# Work to do
The material below should be written out in full and exactly; pictures stay out of the copy.

________________________________________

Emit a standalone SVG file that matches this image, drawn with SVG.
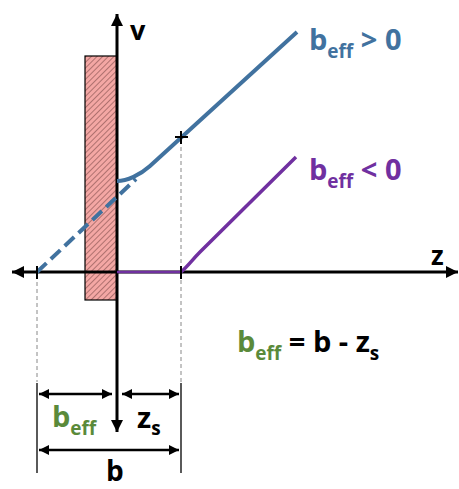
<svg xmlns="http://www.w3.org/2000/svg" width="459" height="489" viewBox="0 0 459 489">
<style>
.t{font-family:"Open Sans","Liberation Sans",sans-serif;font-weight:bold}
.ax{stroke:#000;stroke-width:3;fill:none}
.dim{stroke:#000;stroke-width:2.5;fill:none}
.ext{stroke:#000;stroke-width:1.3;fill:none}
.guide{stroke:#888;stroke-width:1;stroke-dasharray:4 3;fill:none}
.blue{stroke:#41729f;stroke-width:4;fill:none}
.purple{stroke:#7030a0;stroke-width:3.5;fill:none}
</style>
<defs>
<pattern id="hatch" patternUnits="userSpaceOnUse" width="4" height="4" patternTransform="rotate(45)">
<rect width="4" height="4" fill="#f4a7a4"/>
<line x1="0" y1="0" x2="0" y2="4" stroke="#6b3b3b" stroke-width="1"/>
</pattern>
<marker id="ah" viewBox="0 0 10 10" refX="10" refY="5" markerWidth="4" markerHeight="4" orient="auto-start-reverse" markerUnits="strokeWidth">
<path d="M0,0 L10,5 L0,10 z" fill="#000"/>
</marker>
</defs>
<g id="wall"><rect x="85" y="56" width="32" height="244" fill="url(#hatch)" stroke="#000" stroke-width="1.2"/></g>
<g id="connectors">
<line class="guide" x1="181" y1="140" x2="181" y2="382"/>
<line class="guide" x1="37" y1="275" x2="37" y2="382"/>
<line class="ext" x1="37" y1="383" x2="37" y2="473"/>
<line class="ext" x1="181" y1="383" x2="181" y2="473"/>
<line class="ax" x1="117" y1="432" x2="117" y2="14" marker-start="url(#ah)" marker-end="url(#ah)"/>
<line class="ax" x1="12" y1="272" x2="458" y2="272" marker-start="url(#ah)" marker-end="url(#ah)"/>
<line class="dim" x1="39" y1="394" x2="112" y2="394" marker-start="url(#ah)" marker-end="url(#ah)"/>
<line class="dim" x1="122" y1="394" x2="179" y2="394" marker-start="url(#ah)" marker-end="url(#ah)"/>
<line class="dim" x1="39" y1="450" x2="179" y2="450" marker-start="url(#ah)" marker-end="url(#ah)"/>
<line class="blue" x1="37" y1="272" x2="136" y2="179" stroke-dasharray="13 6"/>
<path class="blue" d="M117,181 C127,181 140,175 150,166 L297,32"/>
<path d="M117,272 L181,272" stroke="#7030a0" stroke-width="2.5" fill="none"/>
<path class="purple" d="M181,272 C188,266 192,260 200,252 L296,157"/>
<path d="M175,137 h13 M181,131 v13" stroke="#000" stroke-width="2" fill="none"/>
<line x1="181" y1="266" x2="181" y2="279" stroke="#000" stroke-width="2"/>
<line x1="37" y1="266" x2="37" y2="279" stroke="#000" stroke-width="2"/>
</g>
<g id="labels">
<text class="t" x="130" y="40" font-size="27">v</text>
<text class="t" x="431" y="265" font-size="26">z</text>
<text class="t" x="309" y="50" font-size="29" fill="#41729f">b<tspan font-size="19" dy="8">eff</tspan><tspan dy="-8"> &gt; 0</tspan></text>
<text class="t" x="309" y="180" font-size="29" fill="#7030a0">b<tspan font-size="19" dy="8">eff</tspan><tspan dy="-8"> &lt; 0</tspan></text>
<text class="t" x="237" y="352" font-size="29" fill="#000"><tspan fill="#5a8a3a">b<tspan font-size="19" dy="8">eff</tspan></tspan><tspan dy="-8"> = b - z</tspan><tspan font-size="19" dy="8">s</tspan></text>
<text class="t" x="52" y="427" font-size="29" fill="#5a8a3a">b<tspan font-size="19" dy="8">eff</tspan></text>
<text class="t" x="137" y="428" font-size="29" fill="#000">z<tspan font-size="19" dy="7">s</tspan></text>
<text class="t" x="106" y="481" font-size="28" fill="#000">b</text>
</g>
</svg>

________________________________________

# Output of the task
Emit a standalone SVG file that matches this image, drawn with SVG.
<svg xmlns="http://www.w3.org/2000/svg" width="459" height="489" viewBox="0 0 459 489">
<style>
.t{font-family:"Open Sans","Liberation Sans",sans-serif;font-weight:bold}
.ax{stroke:#000;stroke-width:3;fill:none}
.dim{stroke:#000;stroke-width:2.5;fill:none}
.ext{stroke:#000;stroke-width:1.3;fill:none}
.guide{stroke:#888;stroke-width:1;stroke-dasharray:4 3;fill:none}
.blue{stroke:#41729f;stroke-width:4;fill:none}
.purple{stroke:#7030a0;stroke-width:3.5;fill:none}
</style>
<defs>
<pattern id="hatch" patternUnits="userSpaceOnUse" width="4" height="4" patternTransform="rotate(45)">
<rect width="4" height="4" fill="#f4a7a4"/>
<line x1="0" y1="0" x2="0" y2="4" stroke="#6b3b3b" stroke-width="1"/>
</pattern>
<marker id="ah" viewBox="0 0 10 10" refX="10" refY="5" markerWidth="4" markerHeight="4" orient="auto-start-reverse" markerUnits="strokeWidth">
<path d="M0,0 L10,5 L0,10 z" fill="#000"/>
</marker>
</defs>
<g id="wall"><rect x="85" y="56" width="32" height="244" fill="url(#hatch)" stroke="#000" stroke-width="1.2"/></g>
<g id="connectors">
<line class="guide" x1="181" y1="140" x2="181" y2="382"/>
<line class="guide" x1="37" y1="275" x2="37" y2="382"/>
<line class="ext" x1="37" y1="383" x2="37" y2="473"/>
<line class="ext" x1="181" y1="383" x2="181" y2="473"/>
<line class="ax" x1="117" y1="432" x2="117" y2="14" marker-start="url(#ah)" marker-end="url(#ah)"/>
<line class="ax" x1="12" y1="272" x2="458" y2="272" marker-start="url(#ah)" marker-end="url(#ah)"/>
<line class="dim" x1="39" y1="394" x2="112" y2="394" marker-start="url(#ah)" marker-end="url(#ah)"/>
<line class="dim" x1="122" y1="394" x2="179" y2="394" marker-start="url(#ah)" marker-end="url(#ah)"/>
<line class="dim" x1="39" y1="450" x2="179" y2="450" marker-start="url(#ah)" marker-end="url(#ah)"/>
<line class="blue" x1="37" y1="272" x2="136" y2="179" stroke-dasharray="13 6"/>
<path class="blue" d="M117,181 C127,181 140,175 150,166 L297,32"/>
<path d="M117,272 L181,272" stroke="#7030a0" stroke-width="2.5" fill="none"/>
<path class="purple" d="M181,272 C188,266 192,260 200,252 L296,157"/>
<path d="M175,137 h13 M181,131 v13" stroke="#000" stroke-width="2" fill="none"/>
<line x1="181" y1="266" x2="181" y2="279" stroke="#000" stroke-width="2"/>
<line x1="37" y1="266" x2="37" y2="279" stroke="#000" stroke-width="2"/>
</g>
<g id="labels">
<text class="t" x="130" y="40" font-size="27">v</text>
<text class="t" x="431" y="265" font-size="26">z</text>
<text class="t" x="309" y="50" font-size="29" fill="#41729f">b<tspan font-size="19" dy="8">eff</tspan><tspan dy="-8"> &gt; 0</tspan></text>
<text class="t" x="309" y="180" font-size="29" fill="#7030a0">b<tspan font-size="19" dy="8">eff</tspan><tspan dy="-8"> &lt; 0</tspan></text>
<text class="t" x="237" y="352" font-size="29" fill="#000"><tspan fill="#5a8a3a">b<tspan font-size="19" dy="8">eff</tspan></tspan><tspan dy="-8"> = b - z</tspan><tspan font-size="19" dy="8">s</tspan></text>
<text class="t" x="52" y="427" font-size="29" fill="#5a8a3a">b<tspan font-size="19" dy="8">eff</tspan></text>
<text class="t" x="137" y="428" font-size="29" fill="#000">z<tspan font-size="19" dy="7">s</tspan></text>
<text class="t" x="106" y="481" font-size="28" fill="#000">b</text>
</g>
</svg>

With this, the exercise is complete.